= Charles Arundell =

English gentleman (??–1587)

Sir Charles Arundell (died 9 December 1587), was an English gentleman, lord of the manor of South Petherton, Somerset, notable as an early Roman Catholic recusant and later as a leader of the English exiles in France. He has been suggested as the author of Leicester's Commonwealth, an anonymous work which attacked Queen Elizabeth's favourite, the Earl of Leicester.

==Early life and background==
Arundell was the son of Sir Thomas Arundell (who was attainted and executed in 1552) and of Margaret Howard (died 1571), a sister of Queen Katherine Howard. His maternal grandparents were Lord Edmund Howard (died 1539), the third son of Thomas Howard, 2nd Duke of Norfolk, and Joyce Culpeper (c. 1480–1531). His great aunt Elizabeth, Countess of Wiltshire, was the mother of Anne Boleyn, who was thus the first cousin of Arundell's mother as well as being the mother of Queen Elizabeth I, and his ancestors on his mother's side included the Varangian chieftain Rurik (ca. 830–879), founder of the Rurikid dynasty which went on to rule Muscovy and several other states.

According to Agnes Strickland, his mother Margaret Howard, Lady Arundel was a Lady Attendant to Katherine Howard, her sister the Queen.

Little is known of Arundell's early life. He had an older brother, Matthew, and two sisters, Dorothy and Jane. In 1554, two years after their father's execution, the Arundell brothers were restored in blood and the elder eventually succeeded in regaining most of their father's estates in Dorset and Wiltshire, including Wardour Castle.

== Life ==
Matthew Arundell, as head of the family, regained most of Sir Thomas Arundell's lost estates, while to Charles Arundell came the manor of South Petherton in Somerset.

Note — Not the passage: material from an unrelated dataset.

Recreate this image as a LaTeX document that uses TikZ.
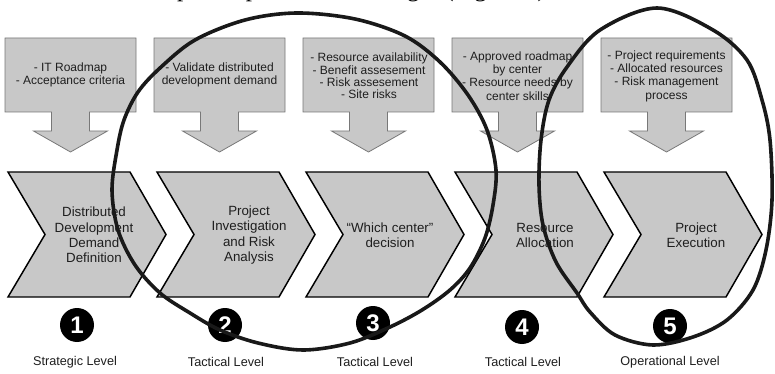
\documentclass[tikz,border=0pt]{standalone}
\usepackage{fontspec}
\setmainfont{Liberation Sans}
\newfontfamily\bodyserif{Liberation Serif}
\definecolor{boxgray}{RGB}{200,200,200}
\definecolor{boxedge}{RGB}{120,120,120}
\definecolor{txtgray}{RGB}{30,30,30}
\begin{document}
\begin{tikzpicture}[x=0.75pt,y=-0.75pt,
 boxshape/.style={fill=boxgray, draw=boxedge, line width=0.6pt, line join=miter},
 boxtext/.style={align=center, font=\fontsize{9}{10}\selectfont, text=txtgray, inner sep=0pt},
 chev/.style={fill=boxgray, draw=black, line width=1.1pt, line join=miter},
 chevtext/.style={align=center, font=\fontsize{10}{11.6}\selectfont, text=txtgray, inner sep=0pt},
 numcirc/.style={circle, fill=black, minimum size=25.5pt, inner sep=0pt, text=white, font=\fontsize{18}{18}\selectfont\bfseries},
 lvl/.style={font=\fontsize{9.5}{11}\selectfont, text=txtgray, inner sep=0pt},
 ringline/.style={draw=black!90, line width=2.7pt, line join=round}
]
\useasboundingbox (0,0) rectangle (775,374);
\fill[white] (0,0) rectangle (775,374);
\begin{scope}
\clip (0,0) rectangle (775,374);
\node[anchor=base west, inner sep=0pt, font=\bodyserif\fontsize{18.75}{20}\selectfont] (topline) at (18,-3) {software development process was sought (Figure 3).};
\end{scope}

% callout boxes with down arrows
\foreach \i in {0,...,4} {
  \pgfmathsetmacro\bx{5+149*\i}
  \pgfmathsetmacro\cx{\bx+65.5}
  \draw[boxshape] (\bx,38) -- (\bx+131,38) -- (\bx+131,112) -- (\cx+19,112) -- (\cx+19,131) -- (\cx+37,131) -- (\cx,152) -- (\cx-37,131) -- (\cx-19,131) -- (\cx-19,112) -- (\bx,112) -- cycle;
}
% chevrons
\foreach \i in {0,...,4} {
  \pgfmathsetmacro\hx{8+149*\i}
  \draw[chev] (\hx,172) -- (\hx+122,172) -- (\hx+158,234.5) -- (\hx+122,297) -- (\hx,297) -- (\hx+37,234.5) -- cycle;
}

\node[boxtext] (b1) at (70.5,75) {- IT Roadmap\\- Acceptance criteria};
\node[boxtext] (b2) at (219.5,75) {- Validate distributed\\development demand};
\node[boxtext, font=\fontsize{9}{9.2}\selectfont] (b3) at (369,76) {- Resource availability\\- Benefit assesement\\- Risk assesement\\- Site risks};
\node[boxtext] (b4) at (517.5,76) {- Approved roadmap\\by center\\- Resource needs by\\center skills};
\node[boxtext] (b5) at (666.5,76) {- Project requirements\\- Allocated resources\\- Risk management\\process};

\node[chevtext] (c1) at (94,235) {Distributed\\Development\\Demand\\Definition};
\node[chevtext] (c2) at (249,235) {Project\\Investigation\\and Risk\\Analysis};
\node[chevtext] (c3) at (390,235.5) {``Which center''\\decision};
\node[chevtext] (c4) at (545,235.5) {Resource\\Allocation};
\node[chevtext] (c5) at (696,235.5) {Project\\Execution};

\node[numcirc] (n1) at (77,325) {1};
\node[numcirc] (n2) at (225,325) {2};
\node[numcirc] (n3) at (373,323) {3};
\node[numcirc] (n4) at (522,327) {4};
\node[numcirc] (n5) at (670,326) {5};

\node[lvl] (l1) at (75,362) {Strategic Level};
\node[lvl] (l2) at (226,362) {Tactical Level};
\node[lvl] (l3) at (375,362) {Tactical Level};
\node[lvl] (l4) at (523,362) {Tactical Level};
\node[lvl] (l5) at (670,362) {Operational Level};

% hand-drawn rings
\draw[ringline] plot[smooth cycle, tension=0.55] coordinates {
 (297,13) (355,19) (405,36) (440,62) (468,95) (487,130) (496,170) (493,205)
 (485,238) (470,268) (450,290) (422,310) (390,327) (350,343) (303,350) (258,343)
 (220,330) (190,313) (160,293) (135,265) (118,230) (112,190) (117,150) (124,120)
 (138,92) (160,68) (195,40) (245,20)};
\draw[ringline] plot[smooth cycle, tension=0.55] coordinates {
 (657,8) (713,30) (747,60) (762,100) (770,140) (772,200) (766,250) (753,290)
 (727,320) (693,337) (653,345) (615,335) (590,312) (577,293) (556,262) (543,225)
 (539,185) (541,140) (549,100) (567,67) (600,30)};
\end{tikzpicture}
\end{document}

Unlike his brother, Arundell was openly a recusant. With their cousin Lord Henry Howard (later created Earl of Northampton), he was briefly imprisoned in the Tower of London at Christmas 1580, after both had been denounced by Edward de Vere, 17th Earl of Oxford, as traitors and spies of Philip II of Spain. Both were formerly friends of the Queen, but according to Oxford's biographer Charleton Ogburn Jr., Howard spent the balance of the year 1581 under restraint. Arundell apparently remained imprisoned until 1583, when he would go altogether over to the Spanish side.
Following his release, Arundell spent several months under house arrest. Neither he nor Howard ever returned to court favour, and after the Throckmorton Plot of 1583 in support of Mary, Queen of Scots, Arundell fled to Paris with Thomas, Lord Paget, the elder brother of the conspirator Charles Paget.
In August 1584 there appeared in England Leicester's Commonwealth, a brilliant and anonymous tract of Roman Catholic propaganda which attacked the Queen's favourite, the Earl of Leicester, and the political and religious policy of the English government, in particular the Puritan sympathies of Leicester, who was portrayed as an amoral opportunist. At that time Arundell was seen as a leader of the English Roman Catholic exiles. As early as 1947 Arundell was described as "the now generally admitted author of that Elizabethan masterpiece", and in his critical edition of Leicester's Commonwealth (1985), Dwight C. Peck argued that Arundell was probably the lead author among the group of exiles in Paris. Recently historians have tended to agree with the view that several English Catholic exiles based in France may have worked on the text, including Charles Arundell, his associate Charles Paget, and Paget's brother, Thomas, Lord Paget.

Arundell was reported to have pawned his valuables to raise money for an armed landing in England to be led by the Earl of Westmorland in support of Mary, Queen of Scots. In Paris he worked with the Archbishop of Glasgow, Mary's trusted representative in France. Arundell was a cousin of Douglass Howard, Lady Sheffield, the wife of Sir Edward Stafford (1552–1605), the English ambassador in Paris, and had a role in putting Stafford into secret contact with Bernardino de Mendoza (c. 1540–1604), the ambassador in Paris of Philip of Spain. Early in 1587, Arundell acted secretly as a mediator between them to offer Stafford's services to Philip as a spy, when Arundell received two thousand crowns to pass on to Stafford.

Arundell died in Paris in 1587—in the year of the Singeing the King of Spain's Beard, during the Anglo-Spanish War which had begun in 1585—perhaps having been poisoned. It is sometimes claimed that his knighthood was bestowed on him by Philip of Spain, but he died in possession of the manor of South Petherton, which was inherited by his brother, Sir Matthew, and in the inquisition post mortem taken on 12 March 1588 he is named as "Sir Charles Arundell of London, Knt."